You knew what you had to do,
though the wind pried
with its stiff fingers
at the very foundations,
though their melancholy
was terrible.
It was already late
enough, and a wild night,
and the road full of fallen
branches and stones.
But little by little,
as you left their voices behind,
the stars began to burn
through the sheets of clouds,
and there was a new voice
which you slowly
recognized as your own,
that kept you company
as you strode deeper and deeper
into the world,
determined to do
the only thing you could do--
determined to save
the only life you could save.

I mourn for you

I cry because someone important once degraded you, carved a mark on your soul that colors your lens, distorts your thinking. I ache because your head has built a wall around your heart that protects you from people you long to know. I grieve because you serve others, settle for less than you want, sit with that lump in your throat and ache in your heart that leaks tears when you speak. I mourn for the signs you saw and ignored, parasites sucking you dry of money and emotions, of goodwill and compassion until you cannot put a sentence together any more than you can repair your life because you are clueless about where to start.

Awareness before change

Awareness November 2008

“I was hoping to come back and join you in bed,” my sweetie said clearly disappointed as he walked past me on his way to the bedroom after spending the night in the guest room where his back finds respite. “Too late,” I retorted, fully clothed, brewing a cup of coffee and unfolding my buttermilk pancake recipe. He continued to our bed, surely hoping I would change my mind. Standing my ground meant we missed out on the irreplaceable morning “spoon”—a defiance way beyond the occasion and very much out of character.

I had nothing to say on this Pancake Sunday--a ritual we started to bring the family back to the fold once a week, even after Mom arrived; even when my sweetie tried to get me to leave my post at the grill to come see the critters converged on the deck enjoying the morning’s banquet of seeds and suet. I ignored him. “I’ve got pancakes to turn,” I growled under my breath.

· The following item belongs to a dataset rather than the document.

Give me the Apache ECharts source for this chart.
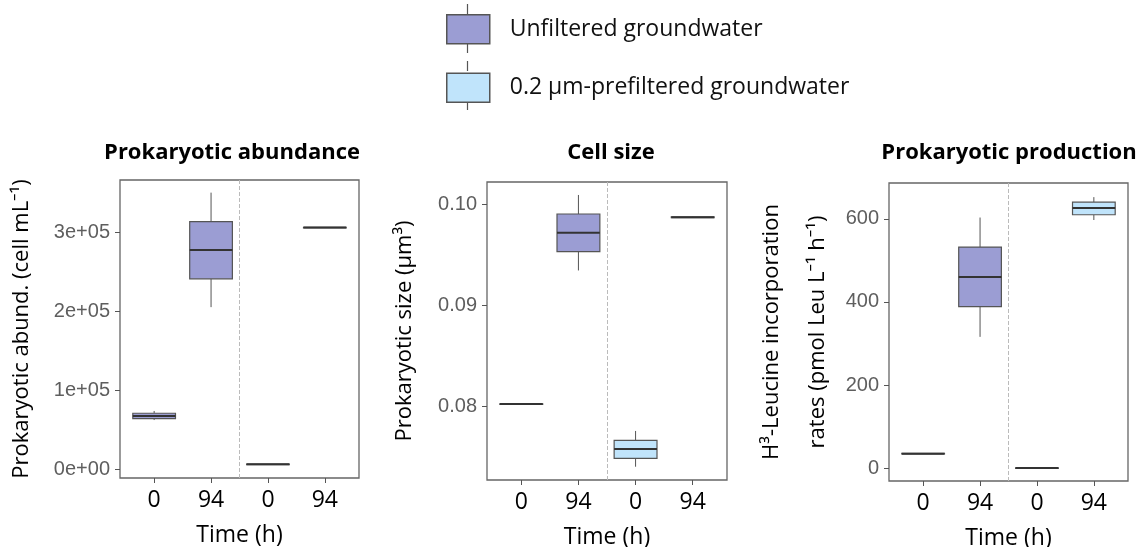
<!DOCTYPE html>
<html><head><meta charset="utf-8">
<script src="https://cdn.jsdelivr.net/npm/echarts@6/dist/echarts.min.js"></script>
<style>html,body{margin:0;padding:0;background:#fff}#c{width:1148px;height:547px}</style>
</head><body><div id="c"></div>
<script>
// ---- data ----
const categories = ['0', '94', '0', '94'];
const groups = ['Unfiltered groundwater', '0.2 µm-prefiltered groundwater'];
const xTitle = 'Time (h)';
const panelTitles = ['Prokaryotic abundance', 'Cell size', 'Prokaryotic production'];
const yTitles = ['Prokaryotic abund. (cell mL\u207B\u00B9)', 'Prokaryotic size (\u00B5m\u00B3)', 'H\u00B3-Leucine incorporation\nrates (pmol Leu L\u207B\u00B9 h\u207B\u00B9)'];
// box stats: [min, q1, median, q3, max]
const abundanceUnfiltered = [[62000, 63700, 67000, 70600, 73500], [205000, 240800, 277200, 313400, 350000]];
const abundancePrefiltered = [[5600, 5850, 6000, 6150, 6400], [305500, 305650, 305800, 305950, 306100]];
const sizeUnfiltered = [[0.08025, 0.08026, 0.08027, 0.08028, 0.08029], [0.09344, 0.09529, 0.09716, 0.09901, 0.10089]];
const sizePrefiltered = [[0.07407, 0.07490, 0.07582, 0.07668, 0.07760], [0.09862, 0.09864, 0.09868, 0.09872, 0.09875]];
const productionUnfiltered = [[34, 34.6, 35.2, 35.8, 36.5], [316, 388.7, 460, 531.8, 603]];
const productionPrefiltered = [[0, 0.4, 0.8, 1.2, 1.6], [597, 609.6, 625.8, 640, 652]];
const yTicks1 = [0, 100000, 200000, 300000];
const yTickLabels1 = ['0e+00', '1e+05', '2e+05', '3e+05'];
const yTicks2 = [0.08, 0.09, 0.10];
const yTickLabels2 = ['0.08', '0.09', '0.10'];
const yTicks3 = [0, 200, 400, 600];
const yTickLabels3 = ['0', '200', '400', '600'];

// ---- styling ----
const colors = ['#9b9dd3', '#c0e4fb'];
const borderCol = '#555';
const medianCol = '#333';
const sansFont = '"Open Sans", "Noto Sans", sans-serif';
const tickFont = '"Liberation Sans", Arial, sans-serif';

const panels = [
  {grid: {left: 120, top: 180, width: 239, height: 298}, y: [-11400, 366000], ticks: yTicks1, labels: yTickLabels1, unf: abundanceUnfiltered, pre: abundancePrefiltered, nameGap: 75, titleX: 232},
  {grid: {left: 487, top: 182, width: 240, height: 298}, y: [0.07276, 0.10217], ticks: yTicks2, labels: yTickLabels2, unf: sizeUnfiltered, pre: sizePrefiltered, nameGap: 59, titleX: 611},
  {grid: {left: 889, top: 183, width: 239, height: 298}, y: [-30.6, 686], ticks: yTicks3, labels: yTickLabels3, unf: productionUnfiltered, pre: productionPrefiltered, nameGap: 48, titleX: 1009}
];

function toItems(stats, startCat) {
  return stats.map((s, i) => [startCat + i + 1].concat(s));
}

function renderBox(params, api) {
  const x = api.value(0);
  const mn = api.coord([x, api.value(1)]);
  const q1 = api.coord([x, api.value(2)]);
  const md = api.coord([x, api.value(3)]);
  const q3 = api.coord([x, api.value(4)]);
  const mx = api.coord([x, api.value(5)]);
  const w = api.size([0.75, 0])[0];
  const cx = mn[0];
  const fill = api.visual('color');
  return {
    type: 'group',
    children: [
      {type: 'line', shape: {x1: cx, y1: mx[1], x2: cx, y2: q3[1]}, style: {stroke: borderCol, lineWidth: 1}},
      {type: 'line', shape: {x1: cx, y1: q1[1], x2: cx, y2: mn[1]}, style: {stroke: borderCol, lineWidth: 1}},
      {type: 'rect', shape: {x: cx - w / 2, y: q3[1], width: w, height: Math.max(q1[1] - q3[1], 0.5)}, style: {fill: fill, stroke: borderCol, lineWidth: 1.2}},
      {type: 'line', shape: {x1: cx - w / 2, y1: md[1], x2: cx + w / 2, y2: md[1]}, style: {stroke: medianCol, lineWidth: 2}}
    ]
  };
}

const grids = [], xAxes = [], yAxes = [], series = [], titles = [];
panels.forEach((p, i) => {
  grids.push(Object.assign({show: true, borderColor: '#666', borderWidth: 1.3, backgroundColor: 'transparent',
    containLabel: false, outerBoundsMode: 'none'}, p.grid));
  titles.push({text: panelTitles[i], left: p.titleX, top: 142, textAlign: 'center', padding: 0,
    textStyle: {fontFamily: sansFont, fontWeight: 'bold', fontSize: 22, color: '#000'}});
  xAxes.push({type: 'value', gridIndex: i, min: 0.4, max: 4.6,
    name: xTitle, nameLocation: 'middle', nameGap: 46,
    nameTextStyle: {fontFamily: sansFont, fontSize: 23, color: '#000'},
    axisLine: {show: false, onZero: false}, splitLine: {show: false},
    axisTick: {show: true, length: 5, lineStyle: {color: '#555'}, customValues: [1, 2, 3, 4]},
    axisLabel: {customValues: [1, 2, 3, 4], formatter: v => categories[Math.round(v) - 1],
      fontFamily: sansFont, fontSize: 23, color: '#000', margin: 11}});
  yAxes.push({type: 'value', gridIndex: i, min: p.y[0], max: p.y[1],
    name: yTitles[i], nameLocation: 'middle', nameGap: p.nameGap,
    nameTextStyle: {fontFamily: sansFont, fontSize: 22, color: '#000', lineHeight: 46},
    axisLine: {show: false, onZero: false}, splitLine: {show: false},
    axisTick: {show: true, length: 5, lineStyle: {color: '#555'}, customValues: p.ticks},
    axisLabel: {customValues: p.ticks, formatter: v => p.labels[p.ticks.findIndex(t => Math.abs(t - v) < 1e-9 * Math.max(1, Math.abs(t)))],
      fontFamily: tickFont, fontSize: 20, color: '#5e5e5e', margin: 10}});
  series.push({type: 'custom', name: groups[0], xAxisIndex: i, yAxisIndex: i,
    itemStyle: {color: colors[0]}, renderItem: renderBox,
    encode: {x: 0, y: [1, 2, 3, 4, 5]}, data: toItems(p.unf, 0),
    markLine: {silent: true, symbol: ['none', 'none'], label: {show: false},
      lineStyle: {type: 'dashed', color: '#bbb', width: 1}, data: [{xAxis: 2.5}]}});
  series.push({type: 'custom', name: groups[1], xAxisIndex: i, yAxisIndex: i,
    itemStyle: {color: colors[1]}, renderItem: renderBox,
    encode: {x: 0, y: [1, 2, 3, 4, 5]}, data: toItems(p.pre, 2)});
});

const chart = echarts.init(document.getElementById('c'), null, {renderer: 'canvas'});
chart.setOption({
  animation: false,
  backgroundColor: '#fff',
  title: titles,
  legend: {orient: 'vertical', left: 446, top: 14, padding: 0, itemWidth: 43, itemHeight: 29, itemGap: 28,
    icon: 'rect', selectedMode: false,
    textStyle: {fontFamily: sansFont, fontSize: 23, color: '#111', padding: [0, 0, 0, 15]},
    data: groups.map((g, k) => ({name: g, itemStyle: {color: colors[k], borderColor: borderCol, borderWidth: 1.5}}))},
  graphic: [0, 1].map(k => ({type: 'group', silent: true, children: [
    {type: 'line', shape: {x1: 467.5, y1: 4 + k * 57, x2: 467.5, y2: 14 + k * 57}, style: {stroke: borderCol, lineWidth: 1.2}},
    {type: 'line', shape: {x1: 467.5, y1: 43 + k * 57, x2: 467.5, y2: 53 + k * 57}, style: {stroke: borderCol, lineWidth: 1.2}},
    {type: 'line', shape: {x1: 446, y1: 28.5 + k * 57, x2: 489, y2: 28.5 + k * 57}, style: {stroke: borderCol, lineWidth: 1.5}}
  ]})),
  grid: grids, xAxis: xAxes, yAxis: yAxes, series: series
});
</script></body></html>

I could feel myself slipping over the edge as Mom poured syrup and detailed the lives of her neighbors and their little girl whom she cannot forgive for going without underpants, and the impending birth of twins, and the small house they live in, and the Mom’s favorite coffee and their latest conversation encased in a “Then I said,” and “Then she said,” recalling every word. “I don’t care,” I thought, through my blank stare.

That was the first time I realized my heart hurt. Not the “I’m-having-a-heart-attack” kind of hurt, but an ache in the anterior. I breathed deep into the pain and sighed.

Luckily only Mom had joined us on this Sunday after Thanksgiving. Instead of the usual group of friends and optimistic chit-chat, we ate with an uncomfortable quiet. It didn’t take long for her to pack up and go home after breakfast, leaving me alone to dwell on the status of my relationship, the recent and untimely death of a friend, my floundering career. My heart hurt. I breathed deep and sighed and relieved it for a moment more.

Awareness October 2009

Darkness had not yet dissolved on the Saturday morning I awoke anxious and sad and inconsolable. The contrast was stark to the usual song in my head. The frenzy prevented me from turning and breathing and willing myself back to sleep. What? I wondered.

The channels flipped on my internal tube, exposing trailers of unfinished business, the chasm I feared growing between me and my daughter, the class the previous day that produced two negative evaluations, conversation with the neighbors at dinner the night before where we talked about elders and our turn, Thanksgiving plans upended again in a phone call.

I paused and hit replay. Decades of chaotic Thanksgiving scenes montaged through; my Dad’s death on the holiday when I was 5, yelling and swats with the hair brush over dresses and curls, a major riff in the family where half split off to celebrate elsewhere, Mom insisting on celebrating one place or another creating the necessity to “pick sides,” my daughter throwing up to avoid choosing, the ache in my heart the year before. Years of chaos and drama created by ancient sadness and suffering disguised itself as current reality and visited me there in my bed to me to remind me to move on.